Exercise requirements ::
Exactly repeat the material, dropping only the pictures.
** begin Available data **
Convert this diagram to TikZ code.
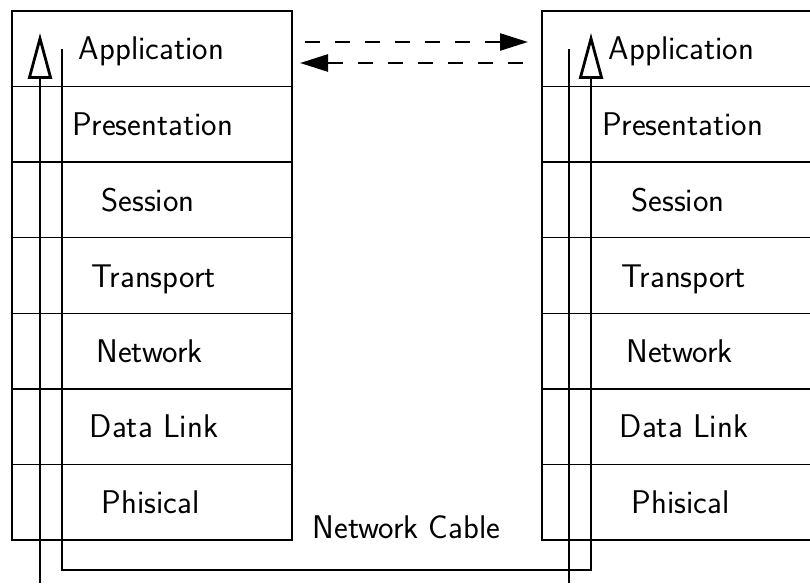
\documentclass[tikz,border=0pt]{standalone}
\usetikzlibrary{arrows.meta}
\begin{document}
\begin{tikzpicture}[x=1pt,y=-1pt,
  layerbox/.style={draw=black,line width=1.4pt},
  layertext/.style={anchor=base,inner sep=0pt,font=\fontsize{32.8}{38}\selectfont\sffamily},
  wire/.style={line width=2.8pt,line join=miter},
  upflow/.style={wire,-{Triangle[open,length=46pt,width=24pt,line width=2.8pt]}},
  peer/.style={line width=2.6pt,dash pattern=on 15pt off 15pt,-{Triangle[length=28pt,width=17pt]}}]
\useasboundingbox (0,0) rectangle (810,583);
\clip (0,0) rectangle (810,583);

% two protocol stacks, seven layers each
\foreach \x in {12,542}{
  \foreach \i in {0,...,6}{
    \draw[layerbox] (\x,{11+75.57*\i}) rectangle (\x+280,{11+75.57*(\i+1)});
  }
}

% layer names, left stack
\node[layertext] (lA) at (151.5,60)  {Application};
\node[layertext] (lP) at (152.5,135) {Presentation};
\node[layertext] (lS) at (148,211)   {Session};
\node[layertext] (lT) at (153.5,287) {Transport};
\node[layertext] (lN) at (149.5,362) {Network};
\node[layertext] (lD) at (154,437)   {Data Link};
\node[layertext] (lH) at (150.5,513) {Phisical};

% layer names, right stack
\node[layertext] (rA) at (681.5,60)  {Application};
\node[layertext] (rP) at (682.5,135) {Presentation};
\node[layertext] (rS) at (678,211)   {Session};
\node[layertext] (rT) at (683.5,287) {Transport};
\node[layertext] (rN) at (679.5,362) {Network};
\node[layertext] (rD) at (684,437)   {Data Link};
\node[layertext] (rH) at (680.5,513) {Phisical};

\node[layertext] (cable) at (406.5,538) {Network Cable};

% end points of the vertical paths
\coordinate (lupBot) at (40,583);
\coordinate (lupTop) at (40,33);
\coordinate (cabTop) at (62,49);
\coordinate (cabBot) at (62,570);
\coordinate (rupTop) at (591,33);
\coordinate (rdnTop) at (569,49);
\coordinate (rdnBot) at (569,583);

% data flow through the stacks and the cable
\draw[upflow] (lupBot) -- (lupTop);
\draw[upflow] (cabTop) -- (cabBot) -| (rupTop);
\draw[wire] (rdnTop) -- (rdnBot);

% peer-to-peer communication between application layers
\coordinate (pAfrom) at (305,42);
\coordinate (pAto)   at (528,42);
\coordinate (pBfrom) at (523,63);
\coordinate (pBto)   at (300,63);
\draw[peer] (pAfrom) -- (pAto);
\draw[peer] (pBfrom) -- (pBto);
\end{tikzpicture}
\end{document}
** end Available data **
The solution ::
Convert this diagram to TikZ code.
\documentclass[tikz,border=0pt]{standalone}
\usetikzlibrary{arrows.meta}
\begin{document}
\begin{tikzpicture}[x=1pt,y=-1pt,
  layerbox/.style={draw=black,line width=1.4pt},
  layertext/.style={anchor=base,inner sep=0pt,font=\fontsize{32.8}{38}\selectfont\sffamily},
  wire/.style={line width=2.8pt,line join=miter},
  upflow/.style={wire,-{Triangle[open,length=46pt,width=24pt,line width=2.8pt]}},
  peer/.style={line width=2.6pt,dash pattern=on 15pt off 15pt,-{Triangle[length=28pt,width=17pt]}}]
\useasboundingbox (0,0) rectangle (810,583);
\clip (0,0) rectangle (810,583);

% two protocol stacks, seven layers each
\foreach \x in {12,542}{
  \foreach \i in {0,...,6}{
    \draw[layerbox] (\x,{11+75.57*\i}) rectangle (\x+280,{11+75.57*(\i+1)});
  }
}

% layer names, left stack
\node[layertext] (lA) at (151.5,60)  {Application};
\node[layertext] (lP) at (152.5,135) {Presentation};
\node[layertext] (lS) at (148,211)   {Session};
\node[layertext] (lT) at (153.5,287) {Transport};
\node[layertext] (lN) at (149.5,362) {Network};
\node[layertext] (lD) at (154,437)   {Data Link};
\node[layertext] (lH) at (150.5,513) {Phisical};

% layer names, right stack
\node[layertext] (rA) at (681.5,60)  {Application};
\node[layertext] (rP) at (682.5,135) {Presentation};
\node[layertext] (rS) at (678,211)   {Session};
\node[layertext] (rT) at (683.5,287) {Transport};
\node[layertext] (rN) at (679.5,362) {Network};
\node[layertext] (rD) at (684,437)   {Data Link};
\node[layertext] (rH) at (680.5,513) {Phisical};

\node[layertext] (cable) at (406.5,538) {Network Cable};

% end points of the vertical paths
\coordinate (lupBot) at (40,583);
\coordinate (lupTop) at (40,33);
\coordinate (cabTop) at (62,49);
\coordinate (cabBot) at (62,570);
\coordinate (rupTop) at (591,33);
\coordinate (rdnTop) at (569,49);
\coordinate (rdnBot) at (569,583);

% data flow through the stacks and the cable
\draw[upflow] (lupBot) -- (lupTop);
\draw[upflow] (cabTop) -- (cabBot) -| (rupTop);
\draw[wire] (rdnTop) -- (rdnBot);

% peer-to-peer communication between application layers
\coordinate (pAfrom) at (305,42);
\coordinate (pAto)   at (528,42);
\coordinate (pBfrom) at (523,63);
\coordinate (pBto)   at (300,63);
\draw[peer] (pAfrom) -- (pAto);
\draw[peer] (pBfrom) -- (pBto);
\end{tikzpicture}
\end{document}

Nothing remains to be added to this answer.